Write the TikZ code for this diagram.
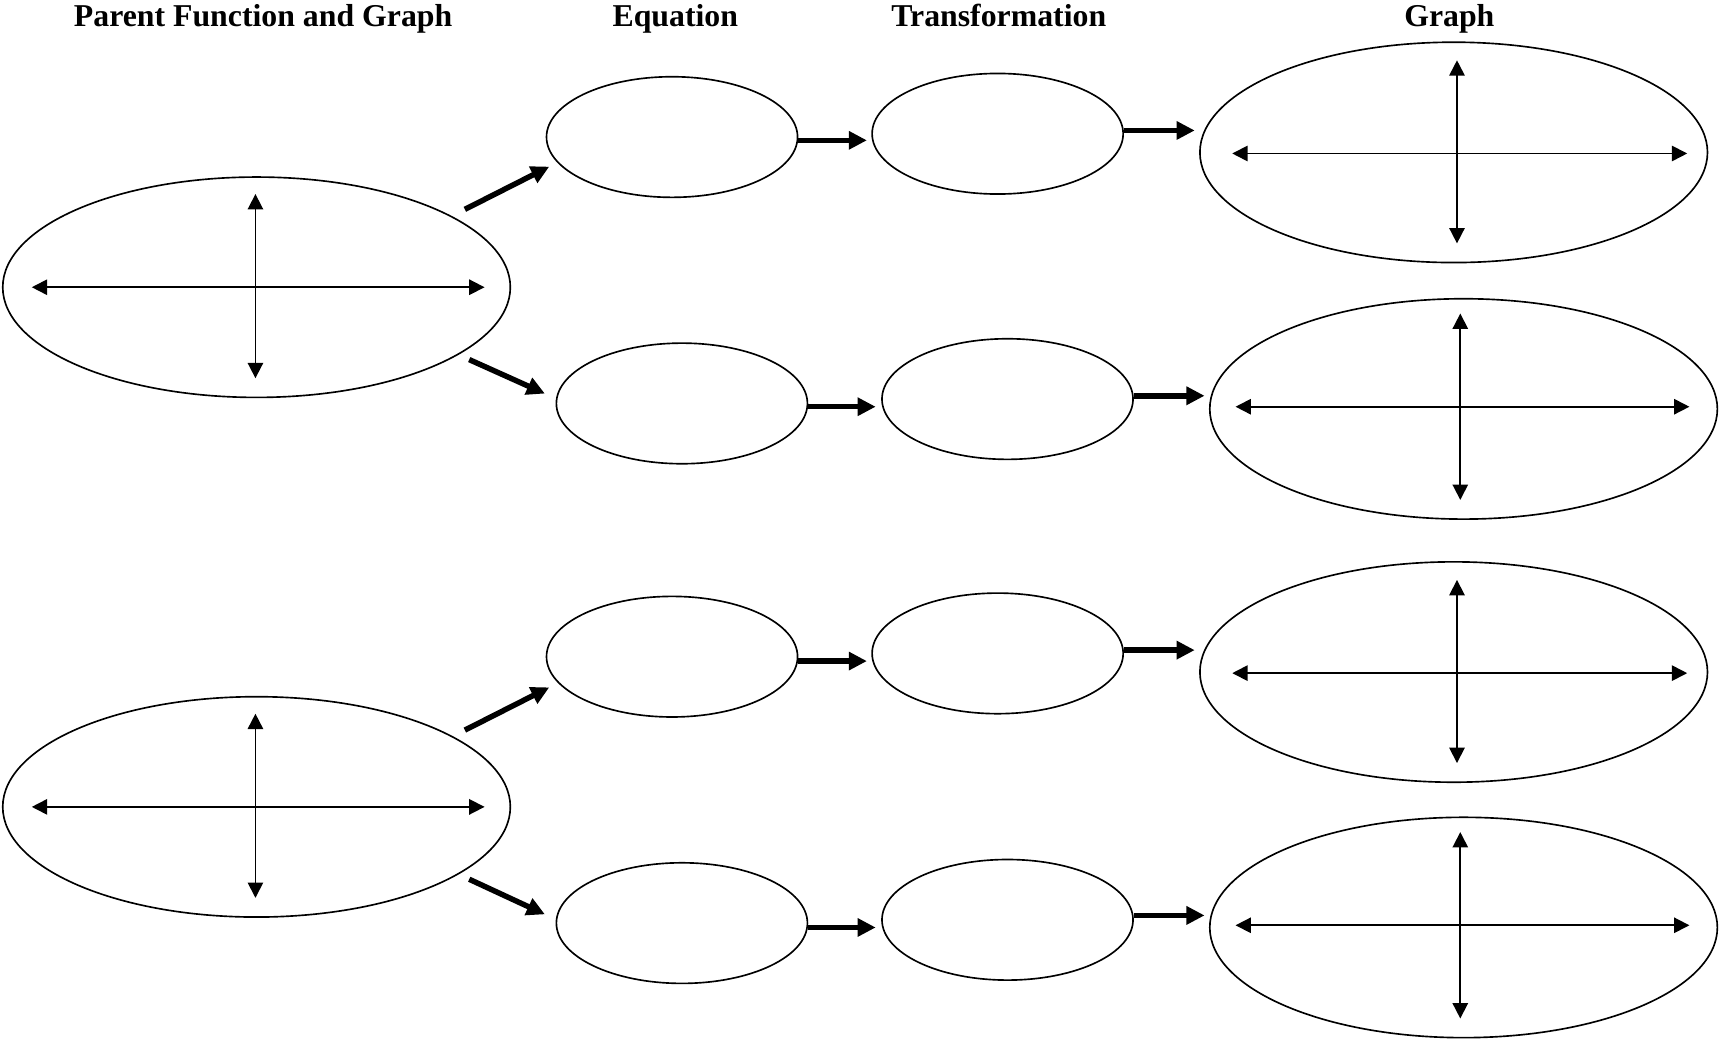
\documentclass[tikz,border=0pt]{standalone}
\usepackage{fontspec}
\setmainfont{Liberation Serif}
\usetikzlibrary{shapes.geometric,arrows.meta}
\tikzset{
  bigoval/.style={draw,ellipse,line width=1.5pt,inner sep=0pt,minimum width=463pt,minimum height=201pt},
  smalloval/.style={draw,ellipse,line width=1.5pt,inner sep=0pt,minimum width=229pt,minimum height=110pt},
  axis/.style={line width=1.6pt,{Triangle[length=14pt,width=14pt]}-{Triangle[length=14pt,width=14pt]}},
  bigarrow/.style={line width=5pt,-{Triangle[length=16.5pt,width=16pt]}},
  head/.style={font=\fontsize{29}{34}\selectfont\bfseries,anchor=base}
}
\begin{document}
\begin{tikzpicture}[x=1pt,y=-1pt]
\useasboundingbox (0,0) rectangle (1568,950);
% headings
\node[head] (h1) at (240,24) {Parent Function and Graph};
\node[head] (h2) at (616,24) {Equation};
\node[head] (h3) at (911,24) {Transformation};
\node[head] (h4) at (1322,24) {Graph};
% parent ellipses
\node[bigoval] (p1) at (234,262) {};
\node[bigoval] (p2) at (234,736) {};
% equation ellipses
\node[smalloval] (e1) at (613,125) {};
\node[smalloval] (e2) at (622,368) {};
\node[smalloval] (e3) at (613,599) {};
\node[smalloval] (e4) at (622,842) {};
% transformation ellipses
\node[smalloval] (t1) at (910,122) {};
\node[smalloval] (t2) at (919,364) {};
\node[smalloval] (t3) at (910,596) {};
\node[smalloval] (t4) at (919,839) {};
% graph ellipses
\node[bigoval] (g1) at (1326,139) {};
\node[bigoval] (g2) at (1335,373) {};
\node[bigoval] (g3) at (1326,613) {};
\node[bigoval] (g4) at (1335,846) {};
% axes in parent ellipses
\foreach \n in {p1,p2}{
  \draw[axis] ([shift={(-205,0)}]\n.center) -- ([shift={(208,0)}]\n.center);
  \draw[axis] ([shift={(-1,-85)}]\n.center) -- ([shift={(-1,83)}]\n.center);
}
% axes in graph ellipses
\foreach \n in {g1,g3}{
  \draw[axis] ([shift={(-202,1)}]\n.center) -- ([shift={(213,1)}]\n.center);
  \draw[axis] ([shift={(3,-84)}]\n.center) -- ([shift={(3,83)}]\n.center);
}
\foreach \n in {g2,g4}{
  \draw[axis] ([shift={(-208,-2)}]\n.center) -- ([shift={(206,-2)}]\n.center);
  \draw[axis] ([shift={(-3,-87)}]\n.center) -- ([shift={(-3,83)}]\n.center);
}
% parent -> equation
\draw[bigarrow] ([shift={(190,-71)}]p1.center) -- ([shift={(-112,27)}]e1.center);
\draw[bigarrow] ([shift={(194,66)}]p1.center) -- ([shift={(-125,-9)}]e2.center);
\draw[bigarrow] ([shift={(190,-70)}]p2.center) -- ([shift={(-112,28)}]e3.center);
\draw[bigarrow] ([shift={(194,66)}]p2.center) -- ([shift={(-125,-8)}]e4.center);
% equation -> transformation
\draw[bigarrow,shorten >=4pt] ([shift={(0,3)}]e1.east) -- ([shift={(0,3)}]e1.east -| t1.west);
\draw[bigarrow,shorten >=5pt] ([shift={(0,3)}]e2.east) -- ([shift={(0,3)}]e2.east -| t2.west);
\draw[bigarrow,shorten >=4pt] ([shift={(0,4)}]e3.east) -- ([shift={(0,4)}]e3.east -| t3.west);
\draw[bigarrow,shorten >=5pt] ([shift={(0,4)}]e4.east) -- ([shift={(0,4)}]e4.east -| t4.west);
% transformation -> graph
\draw[bigarrow,shorten >=4pt] ([shift={(0,-3)}]t1.east) -- ([shift={(0,-3)}]t1.east -| g1.west);
\draw[bigarrow,shorten >=4pt] ([shift={(0,-3)}]t2.east) -- ([shift={(0,-3)}]t2.east -| g2.west);
\draw[bigarrow,shorten >=4pt] ([shift={(0,-3)}]t3.east) -- ([shift={(0,-3)}]t3.east -| g3.west);
\draw[bigarrow,shorten >=4pt] ([shift={(0,-4)}]t4.east) -- ([shift={(0,-4)}]t4.east -| g4.west);
\end{tikzpicture}
\end{document}
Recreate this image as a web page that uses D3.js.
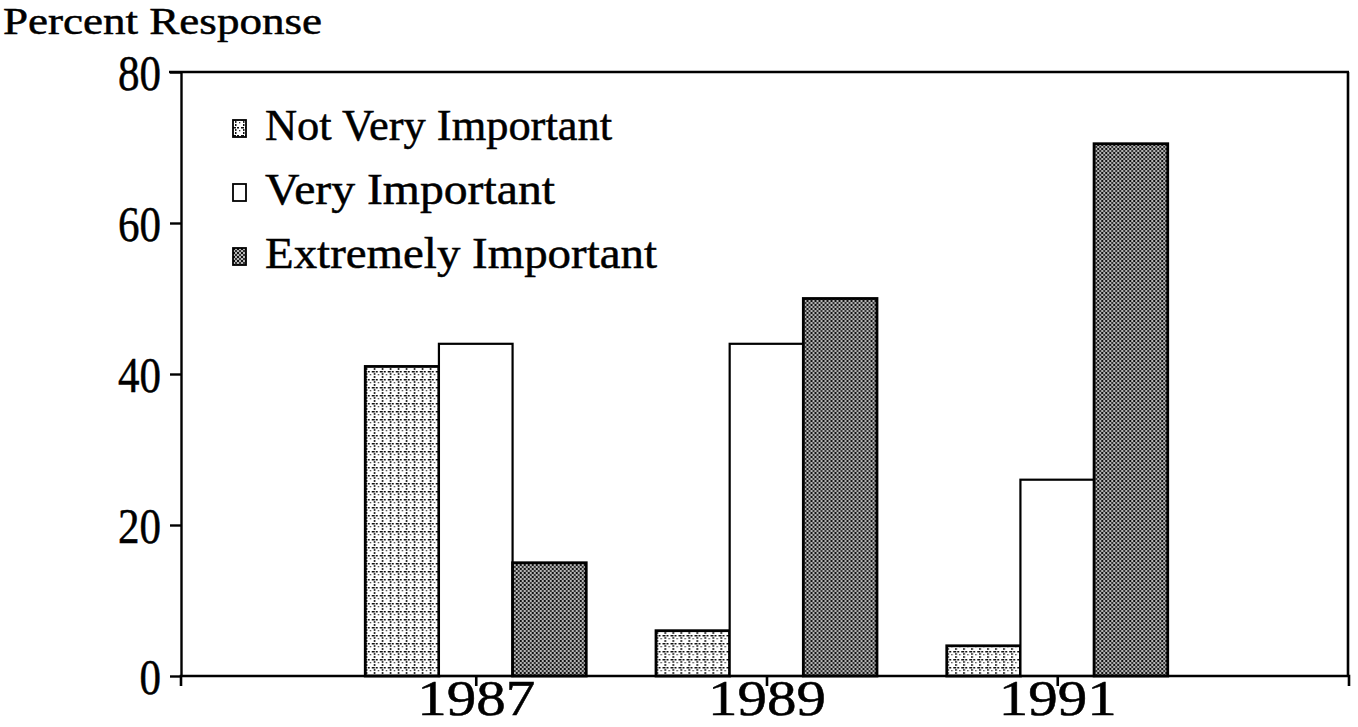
<!DOCTYPE html>
<html>
<head>
<meta charset="utf-8">
<script src="https://cdn.jsdelivr.net/npm/d3@7"></script>
<style>
  html, body { margin: 0; padding: 0; background: #fff; }
  svg { display: block; }
  text { font-family: "Liberation Serif", "Times New Roman", serif; fill: #000; stroke: #000; stroke-width: 0.5; }
</style>
</head>
<body>
<svg id="chart" width="1358" height="727"></svg>
<script>
// ---- data ----
const years = ["1987", "1989", "1991"];
const seriesNames = ["Not Very Important", "Very Important", "Extremely Important"];
const notVeryImportant = [41, 6, 4];
const veryImportant = [44, 44, 26];
const extremelyImportant = [15, 50, 70.5];
const yTicks = [0, 20, 40, 60, 80];
const yAxisTitle = "Percent Response";

const seriesValues = [notVeryImportant, veryImportant, extremelyImportant];

const svg = d3.select("#chart");
const mLeft = 181, mRight = 1348, mTop = 72, mBottom = 676;

const x0 = d3.scalePoint().domain(years).range([mLeft + 4, mRight]).padding(1);
const step = x0.step();
const x1 = d3.scaleBand().domain(seriesNames).range([-step * 0.38, step * 0.38]).paddingInner(0);
const y = d3.scaleLinear().domain([0, 80]).range([mBottom, mTop]);

// patterns
const defs = svg.append("defs");
const p1 = defs.append("pattern").attr("id", "pNVI").attr("patternUnits", "userSpaceOnUse")
  .attr("width", 8).attr("height", 8);
p1.append("rect").attr("width", 8).attr("height", 8).attr("fill", "#fff");
p1.append("rect").attr("x", 0).attr("y", 3).attr("width", 3).attr("height", 1.5).attr("fill", "#111");
p1.append("rect").attr("x", 4).attr("y", 3).attr("width", 2).attr("height", 1.5).attr("fill", "#111");
p1.append("rect").attr("x", 2).attr("y", 0).attr("width", 1.5).attr("height", 2).attr("fill", "#111");
p1.append("rect").attr("x", 2).attr("y", 5).attr("width", 1.5).attr("height", 2).attr("fill", "#222");
p1.append("rect").attr("x", 6).attr("y", 6).attr("width", 1.3).attr("height", 1.3).attr("fill", "#333");

const p3 = defs.append("pattern").attr("id", "pEI").attr("patternUnits", "userSpaceOnUse")
  .attr("width", 4).attr("height", 4);
p3.append("rect").attr("width", 4).attr("height", 4).attr("fill", "#b5b5b5");
p3.append("rect").attr("x", 0).attr("y", 0).attr("width", 2).attr("height", 2).attr("fill", "#111");
p3.append("rect").attr("x", 2).attr("y", 2).attr("width", 2).attr("height", 2).attr("fill", "#333");

const fills = ["url(#pNVI)", "#fff", "url(#pEI)"];

// frame: top and right lines
svg.append("line").attr("x1", mLeft - 12).attr("x2", mRight + 1).attr("y1", y(80)).attr("y2", y(80))
  .attr("stroke", "#000").attr("stroke-width", 2.4);
svg.append("line").attr("x1", mRight).attr("x2", mRight).attr("y1", y(80)).attr("y2", y(0))
  .attr("stroke", "#000").attr("stroke-width", 2.6);

// bars
const groups = svg.append("g").selectAll("g").data(years).join("g")
  .attr("transform", d => `translate(${x0(d)},0)`);
groups.selectAll("rect").data((d, i) => seriesNames.map((s, j) => ({ s, j, v: seriesValues[j][i] })))
  .join("rect")
  .attr("x", d => x1(d.s))
  .attr("width", x1.bandwidth())
  .attr("y", d => y(d.v))
  .attr("height", d => y(0) - y(d.v))
  .attr("fill", d => fills[d.j])
  .attr("stroke", "#000")
  .attr("stroke-width", d => d.j === 1 ? 2.2 : 2.8);

// axes
const yAxis = svg.append("g").attr("transform", `translate(${mLeft},0)`)
  .call(d3.axisLeft(y).tickValues(yTicks).tickSize(11).tickSizeOuter(0).tickPadding(9));
yAxis.selectAll("path,line").attr("stroke", "#000").attr("stroke-width", 2.4);
yAxis.selectAll("text").attr("font-size", 50).attr("font-family", "Liberation Serif")
  .attr("dy", "0.34em")
  .attr("textLength", d => String(d).length * 21.5)
  .attr("lengthAdjust", "spacingAndGlyphs");

const xAxis = svg.append("g").attr("transform", `translate(0,${mBottom})`)
  .call(d3.axisBottom(x0).tickSize(10).tickSizeOuter(10).tickPadding(4));
xAxis.select(".domain").attr("d", `M${mLeft},10V0H${mRight + 1}V10`);
xAxis.selectAll("path,line").attr("stroke", "#000").attr("stroke-width", 2.6);
xAxis.selectAll("text").attr("font-size", 50).attr("font-family", "Liberation Serif")
  .attr("y", 39).attr("dy", 0)
  .attr("textLength", 118)
  .attr("lengthAdjust", "spacingAndGlyphs");

// y axis title
svg.append("text").attr("x", 3).attr("y", 34).attr("font-size", 38)
  .attr("textLength", 319).attr("lengthAdjust", "spacingAndGlyphs").text(yAxisTitle);

// legend
const legendWidths = [347, 290, 392];
const legend = svg.append("g");
seriesNames.forEach((s, j) => {
  const g = legend.append("g").attr("transform", `translate(233,${140 + j * 64})`);
  g.append("rect").attr("x", 0).attr("y", -20).attr("width", 13).attr("height", 17)
    .attr("fill", fills[j]).attr("stroke", "#000").attr("stroke-width", 1.8);
  g.append("text").attr("x", 32).attr("y", 0).attr("font-size", 44)
    .attr("textLength", legendWidths[j]).attr("lengthAdjust", "spacingAndGlyphs").text(s);
});
</script>
</body>
</html>
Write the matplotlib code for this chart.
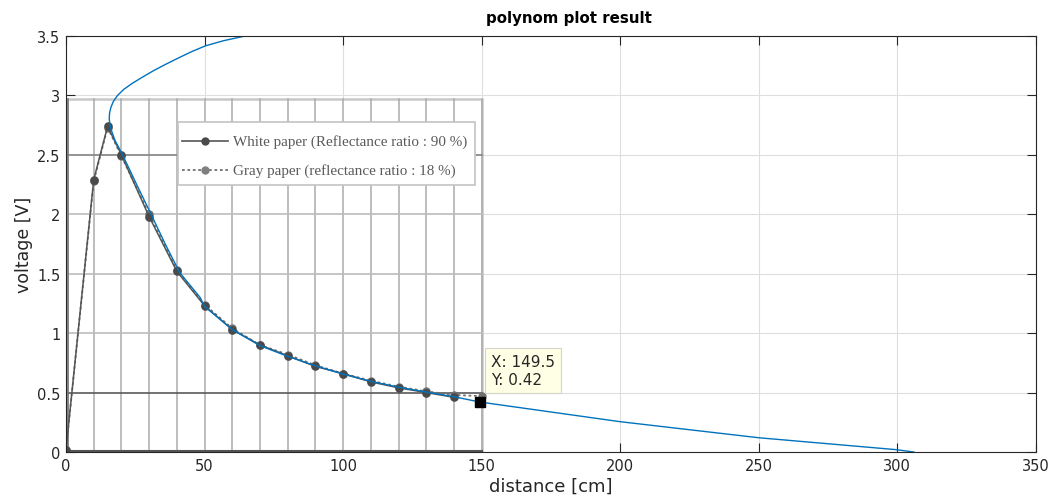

——————

## EXERCISE PROMPT
In the entries above, find lines with "Write" and copy each.

## SOLUTION TO THIS TASK
Write the TikZ code for this diagram.
Write the matplotlib code for this chart.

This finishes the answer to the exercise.